:: Material ::

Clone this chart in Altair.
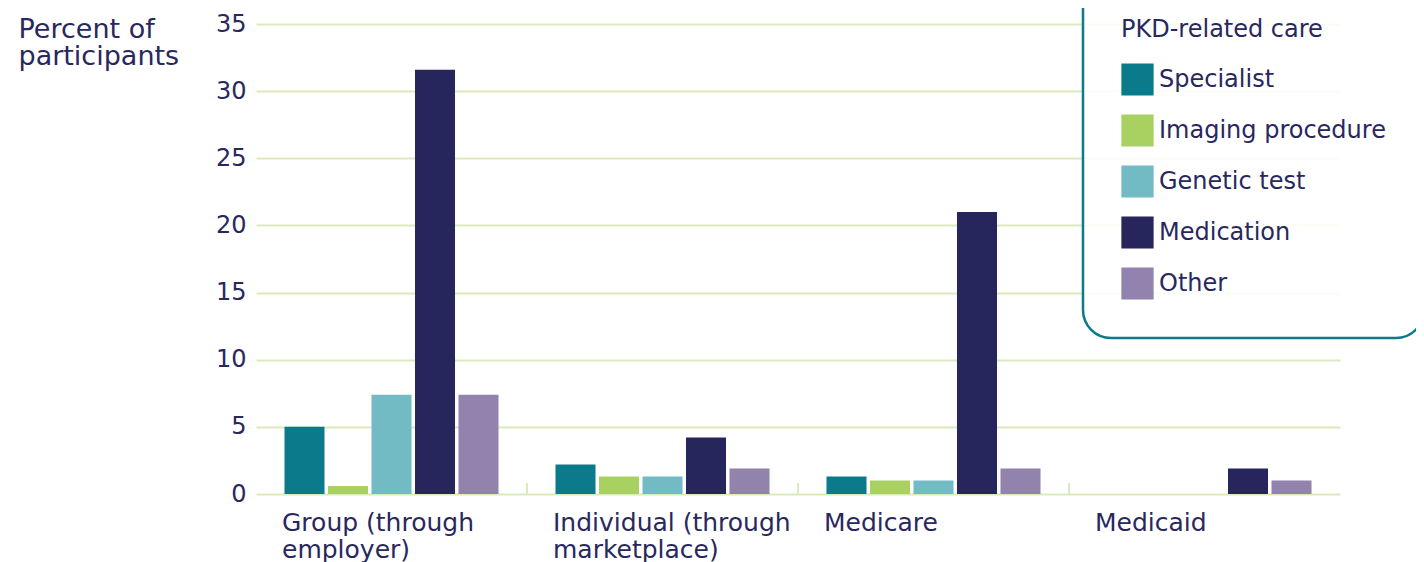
import json
import altair as alt
import pandas as pd

categories = ["Group (through employer)", "Individual (through marketplace)", "Medicare", "Medicaid"]
category_lines = [["Group (through", "employer)"], ["Individual (through", "marketplace)"], ["Medicare"], ["Medicaid"]]
care_types = ["Specialist", "Imaging procedure", "Genetic test", "Medication", "Other"]
specialist = [5.0, 2.2, 1.3, 0.0]
imaging = [0.6, 1.3, 1.0, 0.0]
genetic = [7.4, 1.3, 1.0, 0.0]
medication = [31.6, 4.2, 21.0, 1.9]
other = [7.4, 1.9, 1.9, 1.0]
colors = ["#0b7a8a", "#a8d162", "#72bac4", "#26255c", "#9183ad"]
y_ticks = [0, 5, 10, 15, 20, 25, 30, 35]

TEXT = "#28285e"
GRID = "#d9eabb"
FONT = "DejaVu Sans"

rows = []
for ct, vals in zip(care_types, [specialist, imaging, genetic, medication, other]):
    for cat, v in zip(categories, vals):
        rows.append({"insurance": cat, "care": ct, "value": v})
df = pd.DataFrame(rows)

label_expr = "datum.label"
for cat, lines in reversed(list(zip(categories, category_lines))):
    label_expr = f"datum.value == {json.dumps(cat)} ? {json.dumps(lines)} : ({label_expr})"

x_axis = alt.Axis(
    title=None, labelOffset=-109.5, labelAlign="left",
    labelBaseline="alphabetic", labelPadding=36.5, labelLineHeight=27,
    ticks=False, domain=False, grid=False, labelFontSize=25,
    labelColor=TEXT, labelFont=FONT, labelAngle=0, labelExpr=label_expr,
    labelLimit=400, labelOverlap=False,
)

bars = alt.Chart(df).mark_bar().encode(
    x=alt.X(
        "insurance:N",
        sort=categories,
        scale=alt.Scale(paddingInner=0, paddingOuter=0),
        axis=x_axis,
    ),
    xOffset=alt.XOffset("care:N", sort=care_types,
                        scale=alt.Scale(paddingInner=0.08, paddingOuter=0.655)),
    y=alt.Y(
        "value:Q",
        scale=alt.Scale(domain=[0, 35], nice=False),
        axis=alt.Axis(
            values=y_ticks, title=["Percent of", "participants"], titleAngle=0,
            titleAlign="left", titleBaseline="alphabetic", titleX=-238, titleY=13,
            titleFontSize=27, titleLineHeight=27, titleFontWeight="normal",
            titleColor=TEXT, titleFont=FONT,
            labelFontSize=24, labelPadding=10, labelColor=TEXT, labelFont=FONT,
            ticks=False, domain=False, grid=True, gridColor=GRID, gridWidth=2,
        ),
    ),
    color=alt.Color(
        "care:N", sort=care_types,
        scale=alt.Scale(domain=care_types, range=colors),
        legend=alt.Legend(
            title="PKD-related care", orient="none", legendX=827, legendY=-44,
            padding=38, strokeColor="#0d7b87", cornerRadius=28,
            fillColor="rgba(255,255,255,0.86)",
            symbolType="square", symbolSize=1040, symbolStrokeWidth=0, symbolOpacity=1,
            rowPadding=18, titlePadding=21, labelOffset=5, labelFontSize=24,
            labelColor=TEXT, labelFont=FONT, labelLimit=400,
            labelExpr="datum.label + '\u2003\u2003'",
            titleFontSize=24, titleFontWeight="normal", titleColor=TEXT, titleFont=FONT,
            titleLimit=400,
        ),
    ),
)

tick_df = pd.DataFrame({"insurance": categories[1:]})
ticks = alt.Chart(tick_df).mark_rule(color=GRID, strokeWidth=2).encode(
    x=alt.X("insurance:N", sort=categories, bandPosition=0, axis=x_axis),
    y=alt.value(470),
    y2=alt.value(459),
)

chart = alt.layer(bars, ticks).properties(
    width=1084,
    height=470,
    padding={"left": 248, "top": 16, "right": 76, "bottom": 68},
    autosize=alt.AutoSizeParams(type="none"),
).configure_view(stroke=None).configure_legend(strokeWidth=2.5)

chart.save("out.html", embed_options={"renderer": "svg", "actions": False})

:::

- What you will do
From the first line above to the line containing "import pandas as pd", repeat each line exactly. Pictures stay out.

- Answer for this exercise
Clone this chart in Altair.
import json
import altair as alt
import pandas as pd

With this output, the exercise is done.